Il mio amico Tempesta: recensione del film
Zoè cresce tra i cavalli e sogna di diventare fantino, ma un terribile incidente la costringe a mettere da parte il suo progetto di vita. Fino a che non impara ad accogliere la sua diversità.
Nata in una stalla nello stesso momento in cui viene al mondo una puledra, figlia di una coppia affiatata e attenta – interpretata dagli straordinari Mélanie Laurent e Pio Marmaï in Il mio amico Tempesta: la rappresentazione realistica del loro ménage è la parte migliore del film –, Zoè fin da neonata si calma solo in presenza dei cavalli e, divenuta adolescente, ha ben chiaro che nella vita vorrà seguire le orme di suo padre e diventare a sua volta un fantino. Un grave incidente di cui resta vittima la costringe, però, a rivedere i suoi piani. Anzi no.

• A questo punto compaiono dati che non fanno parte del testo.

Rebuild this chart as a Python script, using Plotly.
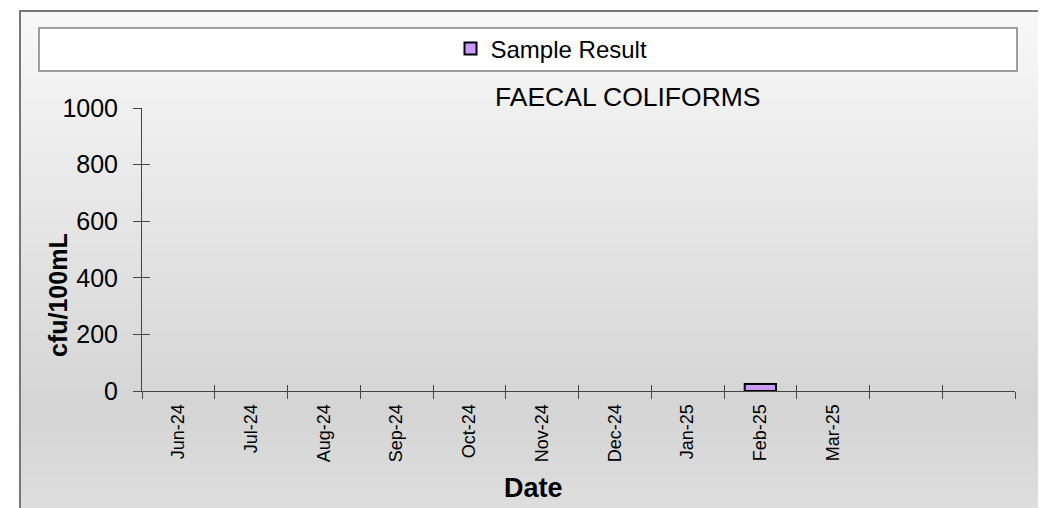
import plotly.graph_objects as go

# Data
months = ['Jun-24', 'Jul-24', 'Aug-24', 'Sep-24', 'Oct-24', 'Nov-24',
          'Dec-24', 'Jan-25', 'Feb-25', 'Mar-25', ' ', '  ']
sample_result = [None, None, None, None, None, None, None, None, 25, None, None, None]

W, H = 1046, 508
OFF = 8  # page body margin, everything below is given in screen pixels
X0, X1, Y0, Y1 = 142, 1015, 108, 391  # plot area on screen
L, R, T, B = X0 - OFF, W - (X1 - OFF), Y0 - OFF, H - (Y1 - OFF)
PW, PH = X1 - X0, Y1 - Y0


def px_x(x):
    return (x - X0) / PW


def px_y(y):
    return (Y1 - y) / PH


def grey_at(y):
    # background gradient of the chart area
    stops = [(11, 248), (75, 243), (408, 213), (520, 223)]
    for (y0, c0), (y1, c1) in zip(stops[:-1], stops[1:]):
        if y <= y1:
            c = c0 + (c1 - c0) * (y - y0) / (y1 - y0)
            return 'rgb(%d,%d,%d)' % (c, c, c)
    return 'rgb(223,223,223)'


fig = go.Figure()
fig.add_trace(go.Bar(x=months, y=sample_result, name='Sample Result',
                     width=0.43, marker_color='#cc99ff',
                     marker_line_color='black', marker_line_width=2))
# empty trace so the inside-tick overlay axes get drawn
fig.add_trace(go.Scatter(x=[None], y=[None], xaxis='x2', yaxis='y2',
                         showlegend=False, hoverinfo='skip'))

shapes = []
step = 4
for y in range(11, H + 12, step):
    shapes.append(dict(type='rect', xref='paper', yref='paper', layer='below',
                       x0=px_x(20), x1=px_x(W + 20), y0=px_y(y), y1=px_y(y + step + 1),
                       fillcolor=grey_at(y + step / 2), line_width=0))
# outer frame
shapes.append(dict(type='rect', xref='paper', yref='paper', layer='below',
                   x0=px_x(20), x1=px_x(W + 30), y0=px_y(11), y1=px_y(H + 30),
                   line=dict(color='#777777', width=2), fillcolor='rgba(0,0,0,0)'))
# legend box
shapes.append(dict(type='rect', xref='paper', yref='paper', layer='below',
                   x0=px_x(39), x1=px_x(1017), y0=px_y(28), y1=px_y(71),
                   line=dict(color='#808080', width=1.5), fillcolor='white'))

font = 'Liberation Sans, Arial, sans-serif'

fig.update_layout(
    width=W, height=H,
    margin=dict(l=L, r=R, t=T, b=B),
    paper_bgcolor='white',
    plot_bgcolor='rgba(0,0,0,0)',
    font=dict(family=font, color='black'),
    shapes=shapes,
    showlegend=True,
    legend=dict(x=px_x(551.5), y=px_y(49), xanchor='center', yanchor='middle',
                bgcolor='rgba(0,0,0,0)', font=dict(size=24), orientation='h'),
    xaxis=dict(type='category', tickson='boundaries', ticks='outside', ticklen=7,
               tickcolor='#444444', showline=True, linecolor='#444444', linewidth=1,
               tickangle=-90, tickfont=dict(size=18), ticklabelstandoff=5,
               showgrid=False, zeroline=False, range=[-0.5, 11.5]),
    yaxis=dict(range=[0, 1000], dtick=200, ticks='outside', ticklen=8,
               tickcolor='#444444', showline=True, linecolor='#444444', linewidth=1,
               tickfont=dict(size=25), ticklabelstandoff=10,
               showgrid=False, zeroline=False),
    xaxis2=dict(overlaying='x', range=[0, 12], tickvals=list(range(13)), ticks='inside',
                ticklen=6, tickcolor='#444444', showticklabels=False, showgrid=False,
                zeroline=False, showline=False),
    yaxis2=dict(overlaying='y', range=[0, 1000], dtick=200, ticks='inside', ticklen=8,
                tickcolor='#444444', showticklabels=False, showgrid=False,
                zeroline=False, showline=False),
    annotations=[
        dict(text='FAECAL COLIFORMS', xref='paper', yref='paper', x=px_x(628), y=px_y(97),
             xanchor='center', yanchor='middle', showarrow=False, font=dict(size=26.5)),
        dict(text='<b>Date</b>', xref='paper', yref='paper', x=px_x(533), y=px_y(488),
             xanchor='center', yanchor='middle', showarrow=False, font=dict(size=27)),
        dict(text='<b>cfu/100mL</b>', xref='paper', yref='paper', x=px_x(58), y=px_y(295),
             xanchor='center', yanchor='middle', showarrow=False, textangle=-90,
             font=dict(size=25)),
    ],
)

fig.write_html('out.html')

La fiaba di Zoè, fantina ‘interrotta’
Tratta da un graphic novel, Il mio amico Tempesta è la storia di un riscatto che passa attraverso il cambiamento di mentalità – la disabilità non può concepita come ostacolo, ma come occasione di fare le stesse cose in modo diverso –, il film del canadese Christian Duguay entra in una famiglia che ha costruito la sua vita all’interno e intorno a una scuderia, mostrando sì il rapporto che ciascuno dei suoi componenti intrattiene con i cavalli, ma senza tuttavia addentrarsi nelle frequenze di connessione tra umani ed equini. Il suo interesse principale si rivolge a questioni più quotidiane: la difficoltà dei due giovani genitori, madre veterinaria e padre fantino, a conciliare gestione domestica e rendimento dell’attività avviata, la tortuosa accettazione da parte della figlia Zoè delle conseguenze dell’incidente subìto.
Stupisce che siano i momenti di maggiore normalità a risultare più avvincenti mentre, nell’allontanarsi dalla grammatica iperrealista, quasi banale, il film frana: un errore ricorrere a due attrici diverse – Charlie Paulet prima, Carmen Kassovitz dopo – per rappresentare Zoè a distanza di pochi anni d’età ed è un errore sacrificare il taglio ordinario del racconto per aprirsi al fiabesco della rivalsa. La caratura degli attori scelti avrebbe permesso di tenere alta la tensione anche attraverso la rappresentazione di inconvenienti minori e di minori, meno eroiche risalite.
Il mio amico Tempesta: valutazione e conclusione
Il mio amico Tempesta si rivolge a un pubblico di famiglie presentando la vicenda di un sogno ‘calpestato’ e poi recuperato da parte di una ragazzina che impara a non piangersi addosso, grazie anche al sostegno di una famiglia comune, ma interessante per la plasticità emotiva dei soggetti che la compongono, un nucleo compatto, nonostante le differenze interne, che autori e registi rappresentano alle prese con la gestione della routine domestica, i saliscendi adrenalinici dell’attività agonistica e la necessità di contenere la sofferenza della figlia e di incoraggiare quest’ultima a non aggrapparvisi per anestetizzarsi.
Il film meritoriamente non azzera la complessità, per figlia e genitori, di un percorso d’accettazione della menomazione fisica e non aderisce ad alcuna retorica zuccherosa o tonificante di negazione del limite e del dolore di sapersi diversa. ‘Diversa’ da ciò che era prima, ‘diversa’ dagli altri. Le interpretazioni equilibrate, più inclini all’aspro che all’edulcorante, del cast, a servizio di una drammaturgia artigianalmente costruita e sapiente nei suoi ingranaggi, nobilitano un dettato che, nel finale, deflette verso una via di fuga tanto legittimamente risarcitoria quanto prevedibilmente tale, vanificando troppo presto la tensione fino a quel momento accumulata e mantenuta.
Il mio amico Tempesta è nelle sale 14 settembre 2023 con Eagle Pictures.